For their part, health IT companies should prioritize EHR usability to ensure provider satisfaction.
“In defense of the vendors, they were asked to do something very quickly,” Tang says. “Now is the time to work on improving usability. This would help contribute to successful [health IT] adoption.”
Engaging with national initiatives
As meaningful use comes to a close, interviewed experts urged providers and stakeholders to stay focused on interoperability and improvements in health IT use through various national efforts aimed at optimizing care quality.
For example, ONC recently began work implementing the trusted exchange framework and common agreement outlined by provisions in the 21st Century Cures Act. The national effort to improve interoperability combines feedback from stakeholders across the industry to encourage industry-wide standardization
Experts also pointed to an effort by the National Academy of Medicine (NAM) to devise national guidance for health IT use by publishing a series of discussion papers. The papers included insights from over 150 health IT leaders, researchers, scientists, and policymakers.
“They set forth a good overview of everything we need to do—where we are now and where we need to go,” says Frisse, one of the contributing authors. “They’re high-level, but I think that’s what we need.”
Rather than a single unified national plan, several efforts from healthcare organizations and associations across the industry will likely continue to pave the way for health IT improvements.
“There isn’t going to be a top-down government-driven plan to do this,” said Halamka. “It’s the industry recognizing there’s an urgency for doing this. I actually think we’re going to see the private sector blossom with innovation.”
In addition to stakeholder initiatives, market need and innovation will also drive progress in health IT use and interoperability.
“Sometimes you just need to let markets figure it out,” said Frisse. “Where new technologies are concerned, it can take several years for buyers and sellers to arrive at a value consensus and converge on a clear approach.

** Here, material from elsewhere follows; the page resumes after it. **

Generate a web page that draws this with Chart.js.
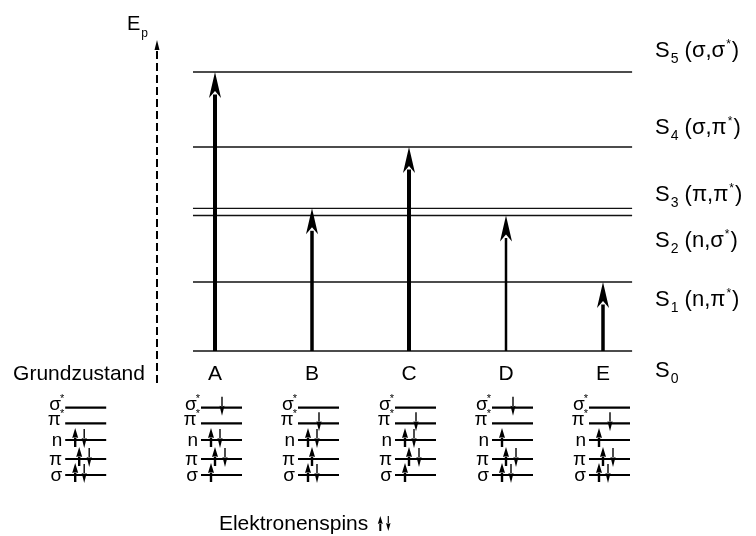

“I think in some instances, you’ve got to let the markets evolve,” he added.
Meanwhile, experts agreed regional health information exchanges (HIEs) and accountable care organizations (ACOs) will likely continue to foster interoperability improvements.
“We absolutely need to keep pushing forward and keep moving and keep understanding the barriers,” said Goldwater. “True interoperability—being able to send patient data on call, on demand, whenever and wherever it’s needed—will create a much more effective healthcare system. It would reduce errors, increase patient safety, and provide great insight into population health trends.”